Conserver et protéger le patrimoine dont nous sommes dépositaires, concilier  l’histoire et les aspirations contemporaines, moderniser et organiser cet héritage et le rendre fonctionnel pour les personnes qui y travaillent et pour les justiciables, toutes ces aspirations ont présidé à la reconstruction du tribunal administratif de Nantes et guident l’ensemble des opérations immobilières que nous conduisons. Elles expriment l’aptitude de la juridiction administrative à évoluer pour répondre efficacement, en s’appuyant sur les atouts qu’elle tire de son passé et de ses traditions, à la demande que lui adressent nos contemporains.

Cette même capacité d’évolution s’exprime au travers des réformes entreprises sur l’organisation, les méthodes et les moyens de la juridiction administrative. Les décrets du 6 mars 2008, du 7 janvier 2009 et du 22 février 2010 ont rénové en profondeur l’exercice des fonctions consultatives du Conseil d’Etat, adapté le déroulement de l’audience aux attentes des justiciables, dissipé toute ambiguïté sur le statut du rapporteur public, rationalisé la répartition des compétences entre le Conseil d’Etat, les cours et les tribunaux administratifs, doté les juridictions d’instruments nouveaux pour mieux éclairer le débat devant elles (amicus curiae, expertises…) et favoriser l’efficacité des procédures. Celles-ci se font en outre plus visibles et prévisibles avec l’accès en ligne à l’état de l’instruction, via l’application Sagace, et avec la mise en place de calendriers prévisionnels d’instruction. Elles se feront aussi plus simples avec la généralisation, à compter de la mi-2011, de la possibilité de saisir la juridiction et de conduire l’instruction par voie électronique, comme les juridictions franciliennes le font déjà avec succès en matière fiscale.

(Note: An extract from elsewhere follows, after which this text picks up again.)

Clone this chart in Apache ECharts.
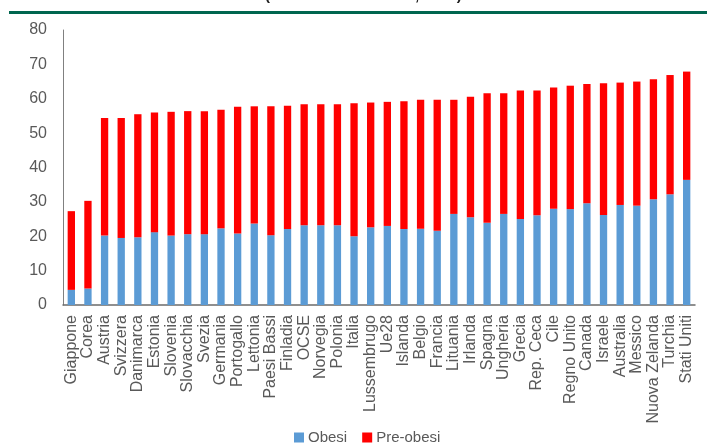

Ces évolutions manifestent très concrètement la volonté de la juridiction administrative dans son ensemble de préserver et renforcer encore la qualité de la justice qu’elle rend. Cet objectif est aussi au cœur du projet de loi portant sur le statut des magistrats administratifs et poursuivant la réforme des procédures qui devrait être prochainement présenté en Conseil des ministres.

 

 

Qu’elles s’inscrivent dans la pierre, comme cette reconstruction du tribunal administratif de Nantes, dans le marbre des textes, ou dans l’éther des communications électroniques, ces évolutions et innovations nous confortent dans la mission essentielle au service de laquelle nous sommes et que comprennent bien les justiciables qui nous saisissent en masse : servir et garantir l’Etat de droit. L’achèvement réussi de l’œuvre de longue haleine que nous inaugurons aujourd’hui est, j’en suis certain, d’heureux augure pour l’avenir de cette mission.  J’en félicite une nouvelle fois tous ceux qui y ont pris part, et je remercie chacun d’entre vous du témoignage que vous portez, par votre présence ici aujourd’hui,  de votre estime et de votre sympathie pour la juridiction administrative.

 

 

[ 1 ] Texte écrit en collaboration avec M. Timothée Paris, conseiller de tribunal administratif et de cour administrative d’appel, chargé de mission auprès du Vice-président du Conseil d’Etat.

[ 2 ] Les termes sont ceux de l’historien arabe Ibn Khaldoun : « Le nomadisme est une vigueur qui produit une force combative et impulsive à même de faire naître l’Etat ». Ibn Khaldoun (1332-1406), Histoire des Berbères, cité par J. Attali, L’homme nomade, Fayard, 2003, p. 91.